======== Dataset excerpt

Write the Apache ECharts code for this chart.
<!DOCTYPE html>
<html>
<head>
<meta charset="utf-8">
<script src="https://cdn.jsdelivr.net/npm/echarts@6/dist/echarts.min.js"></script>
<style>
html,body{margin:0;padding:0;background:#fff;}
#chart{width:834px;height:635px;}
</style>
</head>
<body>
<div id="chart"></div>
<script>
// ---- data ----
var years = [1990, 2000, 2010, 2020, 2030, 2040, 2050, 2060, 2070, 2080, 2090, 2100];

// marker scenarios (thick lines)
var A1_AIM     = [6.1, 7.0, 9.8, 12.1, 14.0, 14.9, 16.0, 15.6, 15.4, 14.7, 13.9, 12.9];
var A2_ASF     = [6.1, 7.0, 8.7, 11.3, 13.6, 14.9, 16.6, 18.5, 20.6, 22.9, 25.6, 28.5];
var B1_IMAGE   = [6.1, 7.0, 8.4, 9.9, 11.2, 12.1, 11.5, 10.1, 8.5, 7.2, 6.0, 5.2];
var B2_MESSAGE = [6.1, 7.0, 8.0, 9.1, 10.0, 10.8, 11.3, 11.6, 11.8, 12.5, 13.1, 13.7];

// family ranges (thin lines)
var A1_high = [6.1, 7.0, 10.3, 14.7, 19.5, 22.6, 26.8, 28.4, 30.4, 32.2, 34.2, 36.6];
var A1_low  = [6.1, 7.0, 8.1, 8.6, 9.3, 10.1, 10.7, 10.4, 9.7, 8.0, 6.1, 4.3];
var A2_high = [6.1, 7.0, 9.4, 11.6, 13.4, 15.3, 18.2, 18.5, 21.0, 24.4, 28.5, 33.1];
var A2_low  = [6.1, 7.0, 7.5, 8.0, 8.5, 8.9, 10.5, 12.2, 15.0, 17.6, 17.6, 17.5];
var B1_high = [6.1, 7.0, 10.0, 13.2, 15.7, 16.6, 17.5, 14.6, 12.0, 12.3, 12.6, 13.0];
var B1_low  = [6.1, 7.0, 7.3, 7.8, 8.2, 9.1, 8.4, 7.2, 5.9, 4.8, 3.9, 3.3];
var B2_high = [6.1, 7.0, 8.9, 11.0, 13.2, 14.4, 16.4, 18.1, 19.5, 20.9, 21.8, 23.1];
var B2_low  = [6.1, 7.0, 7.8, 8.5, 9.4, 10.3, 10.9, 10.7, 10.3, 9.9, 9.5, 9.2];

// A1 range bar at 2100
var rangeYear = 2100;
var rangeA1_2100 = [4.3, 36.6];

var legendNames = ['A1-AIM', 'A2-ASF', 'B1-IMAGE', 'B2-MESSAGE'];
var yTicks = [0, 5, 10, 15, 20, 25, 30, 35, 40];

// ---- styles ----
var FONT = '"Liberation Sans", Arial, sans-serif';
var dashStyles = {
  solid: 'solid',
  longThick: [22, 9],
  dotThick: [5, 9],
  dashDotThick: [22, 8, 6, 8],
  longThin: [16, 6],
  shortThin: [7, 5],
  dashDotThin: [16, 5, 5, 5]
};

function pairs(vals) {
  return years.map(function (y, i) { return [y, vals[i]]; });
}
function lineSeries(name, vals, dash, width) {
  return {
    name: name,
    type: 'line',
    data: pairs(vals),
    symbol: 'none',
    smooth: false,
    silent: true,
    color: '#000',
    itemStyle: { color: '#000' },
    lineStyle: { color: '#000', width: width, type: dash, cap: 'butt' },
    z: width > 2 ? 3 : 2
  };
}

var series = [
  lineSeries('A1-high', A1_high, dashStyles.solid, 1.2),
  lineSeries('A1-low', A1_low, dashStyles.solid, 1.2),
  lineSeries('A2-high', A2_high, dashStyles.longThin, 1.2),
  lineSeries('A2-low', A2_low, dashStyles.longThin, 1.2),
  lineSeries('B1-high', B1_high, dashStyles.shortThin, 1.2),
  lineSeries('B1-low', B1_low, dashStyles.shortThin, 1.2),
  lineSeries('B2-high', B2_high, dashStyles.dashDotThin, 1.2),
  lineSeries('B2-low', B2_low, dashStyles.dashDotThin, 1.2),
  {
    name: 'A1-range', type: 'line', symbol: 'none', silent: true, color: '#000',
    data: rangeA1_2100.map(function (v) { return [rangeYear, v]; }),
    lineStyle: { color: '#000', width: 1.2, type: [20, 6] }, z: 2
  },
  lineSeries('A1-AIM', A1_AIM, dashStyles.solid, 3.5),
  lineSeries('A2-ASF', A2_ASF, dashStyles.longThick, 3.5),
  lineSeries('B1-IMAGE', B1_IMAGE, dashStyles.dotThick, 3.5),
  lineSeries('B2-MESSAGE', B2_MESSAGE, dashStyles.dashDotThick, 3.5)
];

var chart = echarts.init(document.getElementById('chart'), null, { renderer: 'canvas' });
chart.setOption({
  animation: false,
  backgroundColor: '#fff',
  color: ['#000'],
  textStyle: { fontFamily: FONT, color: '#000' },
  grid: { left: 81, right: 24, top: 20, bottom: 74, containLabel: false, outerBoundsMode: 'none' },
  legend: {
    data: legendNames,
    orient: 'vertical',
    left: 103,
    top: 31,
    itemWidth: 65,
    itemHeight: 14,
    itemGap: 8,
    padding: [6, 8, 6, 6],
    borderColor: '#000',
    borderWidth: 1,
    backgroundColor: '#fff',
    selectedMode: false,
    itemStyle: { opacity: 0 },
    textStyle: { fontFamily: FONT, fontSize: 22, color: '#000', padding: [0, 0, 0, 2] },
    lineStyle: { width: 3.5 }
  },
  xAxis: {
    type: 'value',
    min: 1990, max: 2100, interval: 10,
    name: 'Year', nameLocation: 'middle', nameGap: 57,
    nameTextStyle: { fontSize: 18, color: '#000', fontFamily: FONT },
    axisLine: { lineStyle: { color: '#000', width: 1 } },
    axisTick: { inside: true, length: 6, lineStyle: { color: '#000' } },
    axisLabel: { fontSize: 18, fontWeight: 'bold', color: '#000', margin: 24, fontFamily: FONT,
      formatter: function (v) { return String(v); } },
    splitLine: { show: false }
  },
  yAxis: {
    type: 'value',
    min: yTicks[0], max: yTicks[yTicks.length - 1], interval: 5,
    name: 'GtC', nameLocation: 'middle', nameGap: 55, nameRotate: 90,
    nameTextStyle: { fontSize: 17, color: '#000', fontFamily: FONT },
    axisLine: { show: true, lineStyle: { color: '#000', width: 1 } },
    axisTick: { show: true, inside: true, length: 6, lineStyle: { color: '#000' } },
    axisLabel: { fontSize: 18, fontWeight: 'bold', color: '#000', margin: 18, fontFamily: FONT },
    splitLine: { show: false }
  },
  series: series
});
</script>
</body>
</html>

================

__What the task asks__.
From the first line of the listing above to the line with "30, 35, 40];", please transcribe each line exactly, both ends included, and nothing beyond that.

__Exercise response__.
Write the Apache ECharts code for this chart.
<!DOCTYPE html>
<html>
<head>
<meta charset="utf-8">
<script src="https://cdn.jsdelivr.net/npm/echarts@6/dist/echarts.min.js"></script>
<style>
html,body{margin:0;padding:0;background:#fff;}
#chart{width:834px;height:635px;}
</style>
</head>
<body>
<div id="chart"></div>
<script>
// ---- data ----
var years = [1990, 2000, 2010, 2020, 2030, 2040, 2050, 2060, 2070, 2080, 2090, 2100];

// marker scenarios (thick lines)
var A1_AIM     = [6.1, 7.0, 9.8, 12.1, 14.0, 14.9, 16.0, 15.6, 15.4, 14.7, 13.9, 12.9];
var A2_ASF     = [6.1, 7.0, 8.7, 11.3, 13.6, 14.9, 16.6, 18.5, 20.6, 22.9, 25.6, 28.5];
var B1_IMAGE   = [6.1, 7.0, 8.4, 9.9, 11.2, 12.1, 11.5, 10.1, 8.5, 7.2, 6.0, 5.2];
var B2_MESSAGE = [6.1, 7.0, 8.0, 9.1, 10.0, 10.8, 11.3, 11.6, 11.8, 12.5, 13.1, 13.7];

// family ranges (thin lines)
var A1_high = [6.1, 7.0, 10.3, 14.7, 19.5, 22.6, 26.8, 28.4, 30.4, 32.2, 34.2, 36.6];
var A1_low  = [6.1, 7.0, 8.1, 8.6, 9.3, 10.1, 10.7, 10.4, 9.7, 8.0, 6.1, 4.3];
var A2_high = [6.1, 7.0, 9.4, 11.6, 13.4, 15.3, 18.2, 18.5, 21.0, 24.4, 28.5, 33.1];
var A2_low  = [6.1, 7.0, 7.5, 8.0, 8.5, 8.9, 10.5, 12.2, 15.0, 17.6, 17.6, 17.5];
var B1_high = [6.1, 7.0, 10.0, 13.2, 15.7, 16.6, 17.5, 14.6, 12.0, 12.3, 12.6, 13.0];
var B1_low  = [6.1, 7.0, 7.3, 7.8, 8.2, 9.1, 8.4, 7.2, 5.9, 4.8, 3.9, 3.3];
var B2_high = [6.1, 7.0, 8.9, 11.0, 13.2, 14.4, 16.4, 18.1, 19.5, 20.9, 21.8, 23.1];
var B2_low  = [6.1, 7.0, 7.8, 8.5, 9.4, 10.3, 10.9, 10.7, 10.3, 9.9, 9.5, 9.2];

// A1 range bar at 2100
var rangeYear = 2100;
var rangeA1_2100 = [4.3, 36.6];

var legendNames = ['A1-AIM', 'A2-ASF', 'B1-IMAGE', 'B2-MESSAGE'];
var yTicks = [0, 5, 10, 15, 20, 25, 30, 35, 40];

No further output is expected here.